Я обратился к брату по вопросу «дедушка и угрызения совести». У него нашлось два объяснения, «первое, пожалуй, слишком тривиальное»: невыносимый стыд от того, что он выпорол внука, который повыдергал ему весь лук. Второе, более весомое предположение я приведу целиком: «Когда он рассказывал мне истории [о Первой мировой войне], они всегда заканчивались на том, что корабль отплывал во Францию, а потом возобновлялись уже в госпитале в Англии. Он никогда ни слова не рассказал про войну. Полагаю, он был на передовой. Он не был отмечен ни одной боевой наградой, в этом я уверен, ранений у него тоже не было (даже легких). Почему его признали негодным к строевой? Военный невроз? В любом случае, это нечто весьма далекое от геройства. Может, он подвел своих боевых товарищей? Когда-то я решил, что постараюсь выяснить, что с ним на самом деле произошло на войне, — наверняка сохранились войсковые архивы и т. д., и т. п., но у меня, конечно, просто руки не дошли».

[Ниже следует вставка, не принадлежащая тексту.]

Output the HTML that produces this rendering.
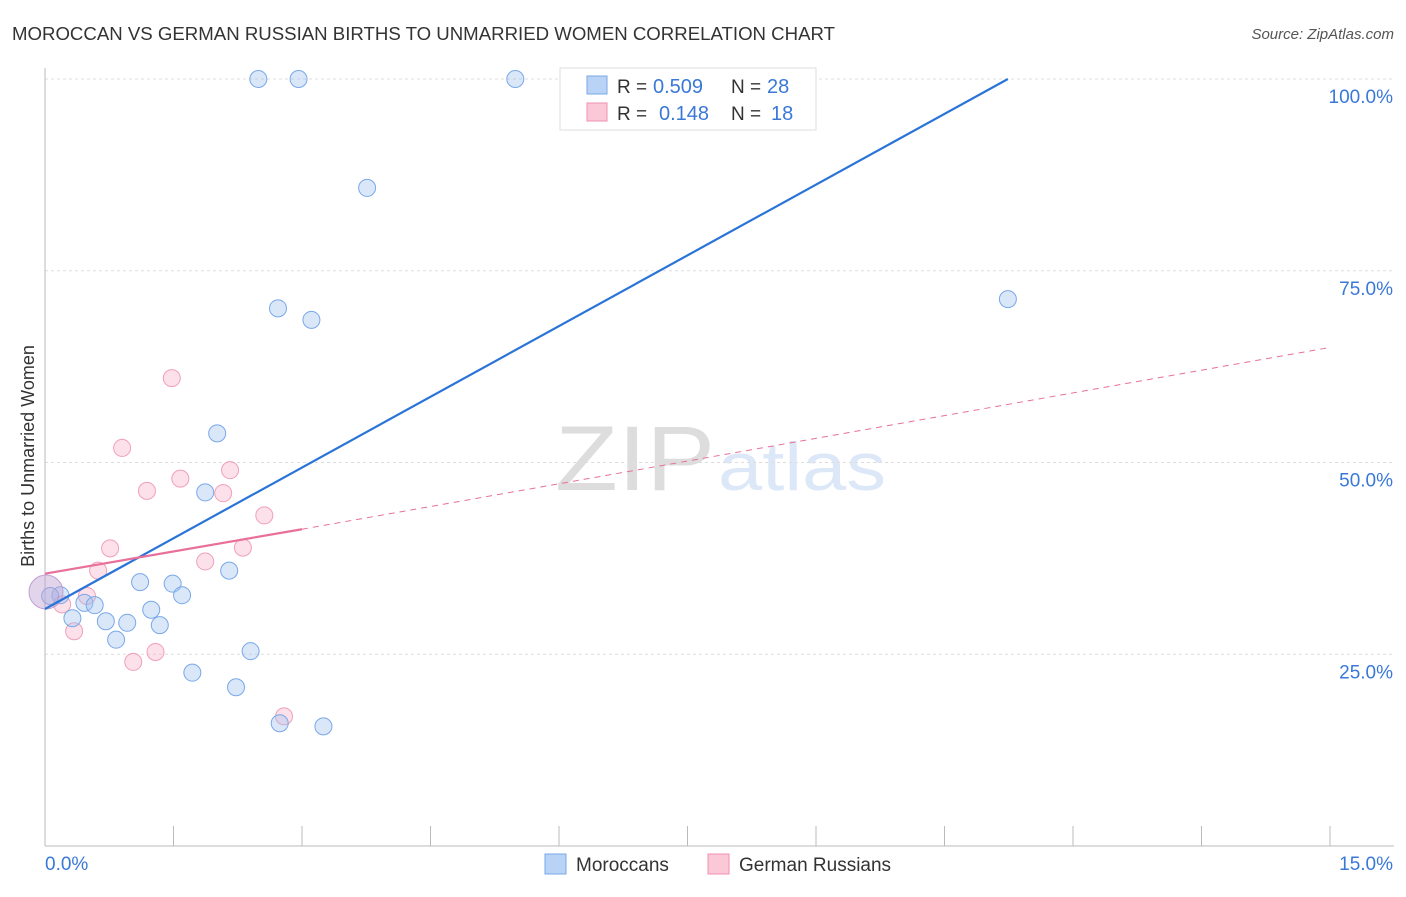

В моем архивном ящичке хранятся: дедушкино свидетельство о рождении, его свидетельство о браке и фотоальбом — та самая книжка в красном матерчатом переплете с надписью «Сцены большие и малые». Вот дед верхом на мотоцикле в 1912 году, а сзади пристроилась бабушка; вот на следующий год он уже шаловливо преклонил ей голову на грудь и прихватил за коленку. Вот он в день свадьбы обнимает невесту за плечи, поверх белого жилета болтается курительная трубка, а Европа готовится разорвать себя на части; вот он в свой медовый месяц (снимок сделан в ателье, поэтому выцвел он меньше других); а вот с «Бэбс» — как звалась моя мать, прежде чем стала Кэтлин Мейбл, — рожденной через десять месяцев после свадьбы. Есть фотографии деда на побывке, на первой у него две лычки — Престатин, август 1916-го, на следующей — уже три. К этому времени сержант Сколток находится в госпитале Грата-Куиз недалеко от Борнмута. На этой фотографии он и прочие пациенты смотрятся чрезвычайно бодро — нарядные мужчины позируют в ожидании концерта. А вот мой дед в роли негра, сперва с неким Декером (медсестричка-травести), а потом с Фулвудом (Пьеро). А вот снова то самое фото — портрет женщины, на котором до сих пор сохранилась карандашная дата «сент. 1915», но имя (или место) стерто; а лицо так исцарапано да истыкано, что остались только губы и песочного цвета волосы. Такое стремление изгладить память о ней делает из нее фигуру даже более интригующую, чем «Сестра Глин» или даже «Сержант П. Хайд, погиб в бою в дек. 1915». Такого рода изглаживание кажется мне даже более удачным символом смерти, чем вездесущий череп. До костной сути добираешься, только погнив какое-то время; а когда это происходит, один череп не многим отличается от другого. В качестве долгосрочного символа подойдет и череп, но для самого умирания попробуйте такую вот фотографию, изорванную, исцарапанную: когда глаз лишают света, а со щек сдирают жизни цвет, это производит впечатление одновременно и очень личное, и совершенно деструктивное.